Porém, até chegar neste ponto, quando Barbie finalmente conhece o mundo real a mando da Barbie Esquisita (Kate McKinnon), a fim de encontrar a menina que lhe detém e retornar a seu cotidiano sublime, o clima é divertido, tal qual um lazer de criança. O exagero e a artificialidade são toques indispensáveis para que a fábula de ‘Barbie’ esteja tão viva, embora o final seja uma queda ainda mais brusca da boneca em seu encontro com um admirável (ou nem tanto) novo mundo. À princípio, a Terra não parece tão ameaçadora, dado que já estamos acostumados com todo e qualquer tipo de absurdo. Para Barbie, os inúmeros assédios sofridos, além dos constrangedores olhares enquanto patina por Los Angeles, bastam para que o baque do contraste com seu universo seja extremamente forte, ainda mais quando ela percebe que, por aqui, os homens encabeçam o controle da sociedade.

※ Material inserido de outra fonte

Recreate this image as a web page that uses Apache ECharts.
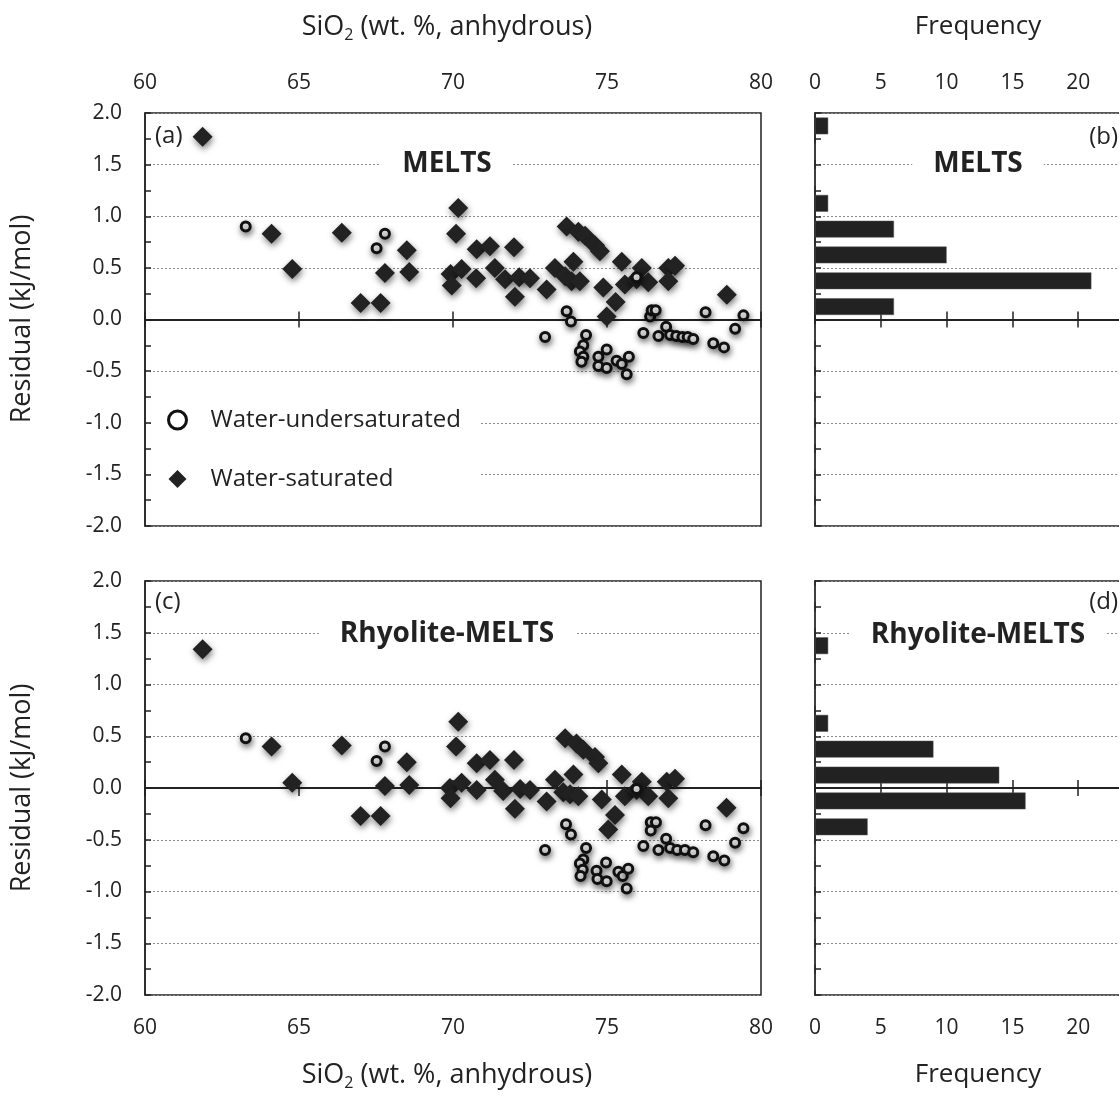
<!DOCTYPE html>
<html>
<head>
<meta charset="utf-8">
<title>MELTS residuals</title>
<script src="https://cdn.jsdelivr.net/npm/echarts@6/dist/echarts.min.js"></script>
<style>
  html, body { margin: 0; padding: 0; background: #fff; }
  #chart { width: 1119px; height: 1096px; }
</style>
</head>
<body>
<div id="chart"></div>
<script>
// MELTS residuals, water-saturated runs (SiO2, residual kJ/mol)
var meltsSat = [
  [61.87, 1.77], [64.11, 0.83], [64.78, 0.49], [66.39, 0.84], [67.79, 0.45],
  [68.50, 0.67], [68.58, 0.46], [67.00, 0.16], [67.65, 0.16], [70.17, 1.08],
  [70.10, 0.83], [69.92, 0.44], [70.28, 0.49], [69.96, 0.33], [70.77, 0.68],
  [71.20, 0.71], [71.98, 0.70], [70.75, 0.40], [71.36, 0.50], [71.69, 0.39],
  [72.15, 0.41], [72.50, 0.40], [72.01, 0.22], [73.04, 0.29], [73.31, 0.50],
  [73.69, 0.90], [74.07, 0.85], [74.29, 0.81], [74.61, 0.72], [74.77, 0.66],
  [73.91, 0.56], [75.48, 0.56], [76.13, 0.50], [76.99, 0.50], [77.21, 0.52],
  [73.64, 0.42], [73.85, 0.37], [74.12, 0.37], [74.88, 0.31], [75.58, 0.34],
  [75.96, 0.39], [76.34, 0.36], [76.99, 0.37], [75.28, 0.17], [74.99, 0.03],
  [78.89, 0.24]
];
// MELTS residuals, water-undersaturated runs
var meltsUnder = [
  [63.27, 0.90], [67.52, 0.69], [67.79, 0.83], [72.99, -0.17], [73.69, 0.08],
  [73.83, -0.02], [74.32, -0.15], [74.23, -0.25], [74.12, -0.31], [74.23, -0.36],
  [74.17, -0.41], [74.72, -0.36], [74.99, -0.29], [74.72, -0.45], [74.99, -0.47],
  [75.31, -0.40], [75.48, -0.43], [75.71, -0.36], [75.64, -0.53], [76.18, -0.13],
  [76.40, 0.03], [76.45, 0.09], [76.58, 0.09], [76.67, -0.16], [76.92, -0.07],
  [77.05, -0.15], [77.25, -0.16], [77.45, -0.17], [77.62, -0.17], [77.80, -0.19],
  [78.20, 0.07], [78.45, -0.23], [78.80, -0.27], [79.16, -0.09], [79.43, 0.04],
  [75.96, 0.41]
];
// Rhyolite-MELTS residuals, water-saturated runs
var rhyoSat = [
  [61.87, 1.34], [64.11, 0.40], [64.78, 0.05], [66.39, 0.41], [67.79, 0.02],
  [68.50, 0.25], [68.58, 0.03], [67.00, -0.27], [67.65, -0.27], [70.17, 0.64],
  [70.10, 0.40], [69.90, 0.00], [70.28, 0.05], [69.92, -0.10], [70.77, 0.24],
  [71.20, 0.27], [71.98, 0.27], [70.77, -0.02], [71.36, 0.08], [71.63, -0.03],
  [72.18, -0.01], [72.50, -0.02], [72.01, -0.20], [73.04, -0.13], [73.31, 0.08],
  [73.64, 0.48], [74.01, 0.43], [74.23, 0.37], [74.61, 0.30], [74.72, 0.24],
  [73.91, 0.13], [75.48, 0.13], [76.13, 0.06], [76.94, 0.06], [77.21, 0.09],
  [73.58, -0.04], [73.80, -0.06], [74.07, -0.08], [74.83, -0.11], [75.58, -0.08],
  [75.96, -0.02], [76.34, -0.08], [76.99, -0.10], [75.26, -0.26], [75.04, -0.40],
  [78.88, -0.19]
];
// Rhyolite-MELTS residuals, water-undersaturated runs
var rhyoUnder = [
  [63.27, 0.48], [67.52, 0.26], [67.79, 0.40], [72.99, -0.60], [73.67, -0.35],
  [73.83, -0.45], [74.32, -0.58], [74.23, -0.69], [74.12, -0.73], [74.21, -0.79],
  [74.14, -0.85], [74.66, -0.80], [74.97, -0.72], [74.69, -0.88], [74.99, -0.90],
  [75.37, -0.81], [75.51, -0.85], [75.69, -0.78], [75.64, -0.97], [76.18, -0.56],
  [76.42, -0.33], [76.59, -0.33], [76.42, -0.41], [76.67, -0.60], [76.92, -0.49],
  [77.05, -0.58], [77.28, -0.60], [77.53, -0.60], [77.80, -0.62], [78.20, -0.36],
  [78.45, -0.66], [78.81, -0.70], [79.16, -0.53], [79.43, -0.39], [75.96, -0.01]
];
// histogram bins (centre of each 0.25 kJ/mol bin) and frequencies
var binCenters = [-1.875, -1.625, -1.375, -1.125, -0.875, -0.625, -0.375, -0.125,
  0.125, 0.375, 0.625, 0.875, 1.125, 1.375, 1.625, 1.875];
var meltsFreq = [0, 0, 0, 0, 0, 0, 0, 0, 6, 21, 10, 6, 1, 0, 0, 1];
var rhyoFreq = [0, 0, 0, 0, 0, 0, 4, 16, 14, 9, 1, 0, 0, 1, 0, 0];
var sio2Ticks = [60, 65, 70, 75, 80];
var freqTicks = [0, 5, 10, 15, 20, 25];

var FONT = "'Open Sans', 'Noto Sans', sans-serif";
var INK = '#222';

var chart = echarts.init(document.getElementById('chart'));

// grids: top scatter, top histogram, bottom scatter, bottom histogram
// the histogram frame runs past the right edge of the picture
var grids = [
  { left: 145, top: 113, width: 616, height: 413 },
  { left: 815, top: 113, width: 329, height: 413 },
  { left: 145, top: 581, width: 616, height: 414 },
  { left: 815, top: 581, width: 329, height: 414 }
].map(function (g) {
  return Object.assign({
    show: true, borderColor: INK, borderWidth: 1.5, backgroundColor: 'transparent',
    containLabel: false, outerBoundsMode: 'none'
  }, g);
});

function labelAxis(grid, pos, ticks) {
  return {
    type: 'value', gridIndex: grid, position: pos,
    min: ticks[0], max: ticks[ticks.length - 1], interval: 5,
    axisLine: { show: false, onZero: false }, axisTick: { show: false }, splitLine: { show: false },
    axisLabel: { fontFamily: FONT, fontSize: 21, color: INK, margin: pos === 'top' ? 19 : 23 }
  };
}
function zeroAxis(grid, pos, ticks, yIndex) {
  return {
    type: 'value', gridIndex: grid, position: pos,
    min: ticks[0], max: ticks[ticks.length - 1], interval: 5,
    axisLine: { show: true, onZero: true, onZeroAxisIndex: yIndex, lineStyle: { color: INK, width: 2 } },
    axisTick: { show: true, inside: false, length: 8, lineStyle: { color: INK, width: 1.5 } },
    axisLabel: { show: false }, splitLine: { show: false }
  };
}
function residualAxis(grid, labels) {
  return {
    type: 'value', gridIndex: grid, min: -2, max: 2, interval: 0.5,
    axisLine: { show: true, onZero: false, lineStyle: { color: INK, width: 1.5 } },
    axisTick: { show: true, inside: true, length: 6, lineStyle: { color: INK, width: 1.5 } },
    minorTick: { show: true, splitNumber: 2, length: 6, lineStyle: { color: INK, width: 1.5 } },
    splitLine: { show: true, lineStyle: { color: '#8a8a8a', width: 1, type: [2, 2] } },
    axisLabel: {
      show: labels, fontFamily: FONT, fontSize: 21, color: INK, margin: 23,
      formatter: function (v) { return v.toFixed(1); }
    }
  };
}
function binAxis(grid) {
  return { type: 'category', gridIndex: grid, data: binCenters, show: false, boundaryGap: true };
}

var xAxes = [
  labelAxis(0, 'top', sio2Ticks),
  zeroAxis(0, 'bottom', sio2Ticks, 0),
  zeroAxis(0, 'top', sio2Ticks, 0),
  labelAxis(1, 'top', freqTicks),
  zeroAxis(1, 'bottom', freqTicks, 1),
  zeroAxis(1, 'top', freqTicks, 1),
  labelAxis(2, 'bottom', sio2Ticks),
  zeroAxis(2, 'bottom', sio2Ticks, 3),
  zeroAxis(2, 'top', sio2Ticks, 3),
  labelAxis(3, 'bottom', freqTicks),
  zeroAxis(3, 'bottom', freqTicks, 4),
  zeroAxis(3, 'top', freqTicks, 4)
];
var yAxes = [
  residualAxis(0, true),
  residualAxis(1, false),
  binAxis(1),
  residualAxis(2, true),
  residualAxis(3, false),
  binAxis(3)
];

var shadow = { shadowBlur: 6, shadowColor: 'rgba(0,0,0,0.5)', shadowOffsetX: 1, shadowOffsetY: 3 };
var satStyle = Object.assign({ color: INK, opacity: 1 }, shadow);
var underStyle = Object.assign({ color: '#fff', borderColor: '#111', borderWidth: 3, opacity: 1 }, shadow);

function satSeries(data, x, y) {
  return {
    name: 'Water-saturated', type: 'scatter', xAxisIndex: x, yAxisIndex: y, data: data,
    symbol: 'diamond', symbolSize: 20, z: 3, itemStyle: satStyle
  };
}
function underSeries(data, x, y) {
  return {
    name: 'Water-undersaturated', type: 'scatter', xAxisIndex: x, yAxisIndex: y, data: data,
    symbol: 'circle', symbolSize: 9, z: 4, itemStyle: underStyle
  };
}
function histSeries(data, x, y) {
  return {
    type: 'bar', xAxisIndex: x, yAxisIndex: y, data: data, barWidth: '65%',
    itemStyle: { color: INK, borderColor: '#555', borderWidth: 0.5 }
  };
}

function txt(text, x, y, size, opts) {
  return {
    type: 'text', x: x, y: y, z: 100, rotation: (opts && opts.rotation) || 0,
    style: Object.assign({
      text: text, fontFamily: FONT, fontSize: size, fill: INK,
      align: 'center', verticalAlign: 'middle'
    }, (opts && opts.style) || {})
  };
}
var masked = { fontWeight: 'bold', backgroundColor: '#fff', padding: [4, 21, 4, 21] };
var sio2Rich = {
  text: '{a|SiO}{s|2}{a| (wt. %, anhydrous)}',
  rich: {
    a: { fontFamily: FONT, fontSize: 27, lineHeight: 32, fill: INK },
    s: { fontFamily: FONT, fontSize: 16, lineHeight: 13, verticalAlign: 'bottom', fill: INK }
  }
};

var option = {
  animation: false,
  backgroundColor: '#fff',
  grid: grids,
  xAxis: xAxes,
  yAxis: yAxes,
  legend: {
    data: [
      { name: 'Water-undersaturated', icon: 'circle', itemStyle: { color: '#fff', borderColor: '#111', borderWidth: 3 } },
      { name: 'Water-saturated', icon: 'diamond', itemStyle: { color: INK } }
    ],
    orient: 'vertical', left: 153, top: 396, selectedMode: false,
    backgroundColor: '#fff', padding: [12, 20, 12, 14],
    itemWidth: 18, itemHeight: 18, itemGap: 35,
    textStyle: { fontFamily: FONT, fontSize: 24, lineHeight: 20, color: INK, padding: [0, 0, 0, 19] }
  },
  graphic: [
    txt('', 447, 27, 27, { style: sio2Rich }),
    txt('', 447, 1075, 27, { style: sio2Rich }),
    txt('Frequency', 978, 27, 26),
    txt('Frequency', 978, 1075, 26),
    txt('Residual (kJ/mol)', 22, 319, 27, { rotation: Math.PI / 2 }),
    txt('Residual (kJ/mol)', 22, 788, 27, { rotation: Math.PI / 2 }),
    txt('(a)', 155, 136, 24, { style: { align: 'left' } }),
    txt('(b)', 1118, 137, 24, { style: { align: 'right' } }),
    txt('(c)', 155, 602, 24, { style: { align: 'left' } }),
    txt('(d)', 1118, 602, 24, { style: { align: 'right' } }),
    txt('MELTS', 447, 164, 28, { style: masked }),
    txt('MELTS', 978, 164, 28, { style: masked }),
    txt('Rhyolite-MELTS', 447, 634, 28, { style: masked }),
    txt('Rhyolite-MELTS', 978, 635, 28, { style: masked })
  ],
  series: [
    satSeries(meltsSat, 0, 0),
    underSeries(meltsUnder, 0, 0),
    histSeries(meltsFreq, 3, 2),
    satSeries(rhyoSat, 6, 3),
    underSeries(rhyoUnder, 6, 3),
    histSeries(rhyoFreq, 9, 5)
  ]
};

chart.setOption(option);
window.addEventListener('resize', function () {
  chart.resize();
});
</script>
</body>
</html>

Questionamentos para além da Barbieland

Adentrando nos enquadramentos do feminismo, apesar de Barbie reproduzir um estereótipo inalcançável, a ideia é fazer da produção a mais representativa possível. Logo, quando a personagem observa a Terra com um olhar incrédulo sobre a posição da mulher, o misticismo de perfeição se rompe. Descobrimos, então, que Barbie foi gerada para empoderar, não segregar. A Mattel, empresa fundadora da boneca, liderada, no filme, por Will Ferrell, atiça a noção de que transitar entre os polos nunca é bom, incluindo coletivamente, lembrando ao espectador que a ficção, ao passo que pode aumentar uma situação, é capaz igualmente de fazer entender o quão absurda ela é nas limitações reais. A maneira como o patriarcado, repetido termo ao longo de ‘Barbie’, e o poderia masculino são visados é uma ótima questão.

Um Ken qualquer

Por falar em masculinidade, temos o Ken de Ryan Gosling. Apaixonado por Barbie, o personagem não sabe se descrever sem a protagonista, contanto que parte para o mundo real ao seu lado sem nem ser convidado. Mas é aqui que Ken se corrompe pelo imaginário viril: tomado por um vácuo interno, o mutável Ken vira um projeto de ser humano que pouco consegue se imaginar. Geralmente, a dependência emocional permanece na perspectiva feminina, mas não em “Barbie”. Gosling transita entre os Kens tendo o maior tempo de tela, mas sofre por não ter o que mostrar. E é isto que torna-o tão interessante. A parte da comédia também resvala diretamente no boneco, responsável por algumas das principais cenas cômicas do longa-metragem.

A diretora Greta Gerwig acerta, mais uma vez, em utilizar da sensibilidade para não provocar demais a audiência, transpondo os horrores vividos na realidade em dramas simples, porém tocantes. A atmosfera originária não se perde, indo na cronologia de algo suave, como demonstrado no início do filme, e retratando igualmente tópicos pertinentes, como envelhecimento, militância, solidão e crescimento. Contudo, para dar mais vazão à Barbie, Ken e suas trajetórias, boas histórias ficaram ou mal contadas ou de escanteio. É caso do núcleo de Glória (America Ferrera) e sua filha, e Alan (Michael Cera), o único na Barbieland que não se autodenomina Ken. 

Uma Barbie antes nunca vista

Barbie‘ é uma explosão de cores, com alma pura e um coração que não se desgasta. Margot Robbie, com trejeitos de boneca e um carisma que lhe é peculiar, revela uma outra esfera das Barbies, na qual não são reproduções capitalistas inalcançáveis, mas sim auxiliares no processo de tomada de confiança da mulher. Ainda que a diversificação das personagens pudesse tomar um rumo mais profundo, explorando melhor o nicho das Barbies divulgadas escassamente, a produção ganha por modernizar e ressignificar o modelo de condução da boneca daqui para frente, haja vista a conquista de várias acepções que adquiriu com o filme. E isso nenhum Ken retirará. De fato, ‘Barbie’ é muito mais que um passatempo.